TASK OBJECTIVE » Copy each line in the data that includes the word "this".

GIVEN RECORDS »
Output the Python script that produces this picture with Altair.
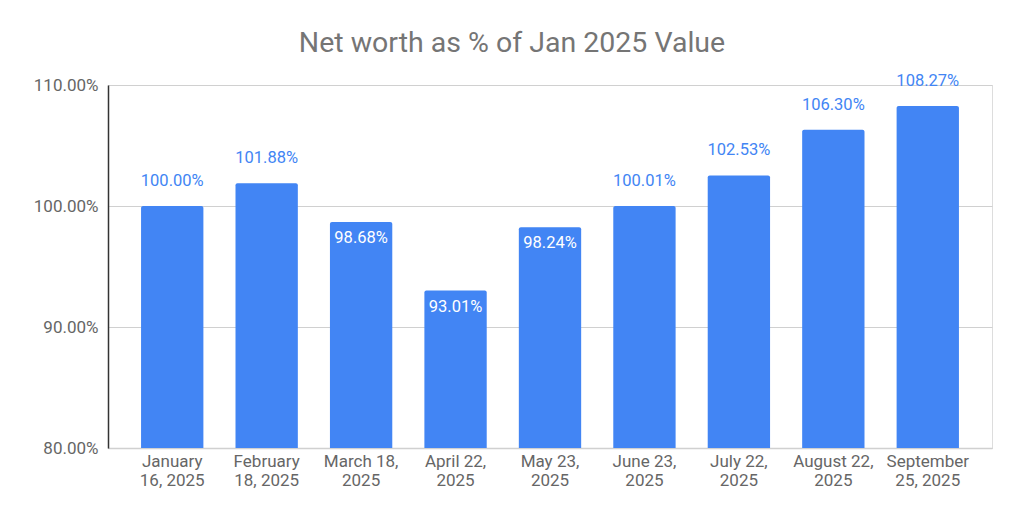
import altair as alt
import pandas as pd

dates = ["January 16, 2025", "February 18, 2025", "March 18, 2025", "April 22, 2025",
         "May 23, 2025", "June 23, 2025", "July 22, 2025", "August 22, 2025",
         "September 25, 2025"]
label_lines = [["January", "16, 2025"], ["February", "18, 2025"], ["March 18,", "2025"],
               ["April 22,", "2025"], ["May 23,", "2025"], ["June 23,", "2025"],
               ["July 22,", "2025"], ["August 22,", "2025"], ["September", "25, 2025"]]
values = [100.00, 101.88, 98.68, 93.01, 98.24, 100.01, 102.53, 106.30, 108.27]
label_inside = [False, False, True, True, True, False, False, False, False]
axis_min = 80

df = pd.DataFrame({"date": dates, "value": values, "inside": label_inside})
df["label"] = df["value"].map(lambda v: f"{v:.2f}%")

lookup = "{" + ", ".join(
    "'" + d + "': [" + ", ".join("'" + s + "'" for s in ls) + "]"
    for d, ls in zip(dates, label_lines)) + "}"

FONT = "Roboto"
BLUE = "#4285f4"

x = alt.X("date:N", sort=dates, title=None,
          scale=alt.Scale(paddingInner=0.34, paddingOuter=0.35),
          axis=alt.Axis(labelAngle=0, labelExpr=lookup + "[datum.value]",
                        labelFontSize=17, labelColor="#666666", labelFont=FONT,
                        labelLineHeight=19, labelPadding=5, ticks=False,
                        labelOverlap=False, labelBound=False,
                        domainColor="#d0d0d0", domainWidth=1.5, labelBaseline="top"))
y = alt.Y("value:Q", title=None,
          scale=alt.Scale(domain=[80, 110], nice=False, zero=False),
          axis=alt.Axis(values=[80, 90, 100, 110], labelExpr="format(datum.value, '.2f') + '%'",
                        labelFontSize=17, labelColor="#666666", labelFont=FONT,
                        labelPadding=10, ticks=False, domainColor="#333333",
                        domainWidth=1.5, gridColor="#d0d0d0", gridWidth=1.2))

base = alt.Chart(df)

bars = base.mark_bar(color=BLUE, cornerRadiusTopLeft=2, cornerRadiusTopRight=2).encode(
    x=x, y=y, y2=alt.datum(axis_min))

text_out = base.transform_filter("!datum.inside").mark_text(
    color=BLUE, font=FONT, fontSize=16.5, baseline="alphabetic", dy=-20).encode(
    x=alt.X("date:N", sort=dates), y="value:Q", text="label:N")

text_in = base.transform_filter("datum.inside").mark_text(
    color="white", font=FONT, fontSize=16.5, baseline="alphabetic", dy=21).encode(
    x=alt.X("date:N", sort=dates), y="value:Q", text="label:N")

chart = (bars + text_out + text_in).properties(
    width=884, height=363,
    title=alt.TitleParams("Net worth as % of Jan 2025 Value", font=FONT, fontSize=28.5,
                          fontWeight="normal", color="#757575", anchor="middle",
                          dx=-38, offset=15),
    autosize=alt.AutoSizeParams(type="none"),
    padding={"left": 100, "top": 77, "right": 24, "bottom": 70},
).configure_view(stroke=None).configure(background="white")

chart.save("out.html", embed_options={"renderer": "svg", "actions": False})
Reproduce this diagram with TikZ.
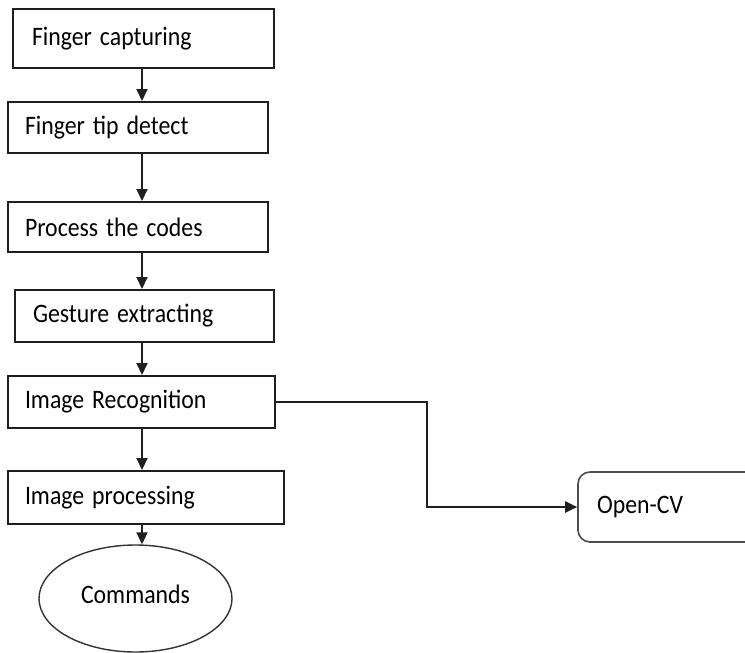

WRITTEN SOLUTION »
Output the Python script that produces this picture with Altair.
Reproduce this diagram with TikZ.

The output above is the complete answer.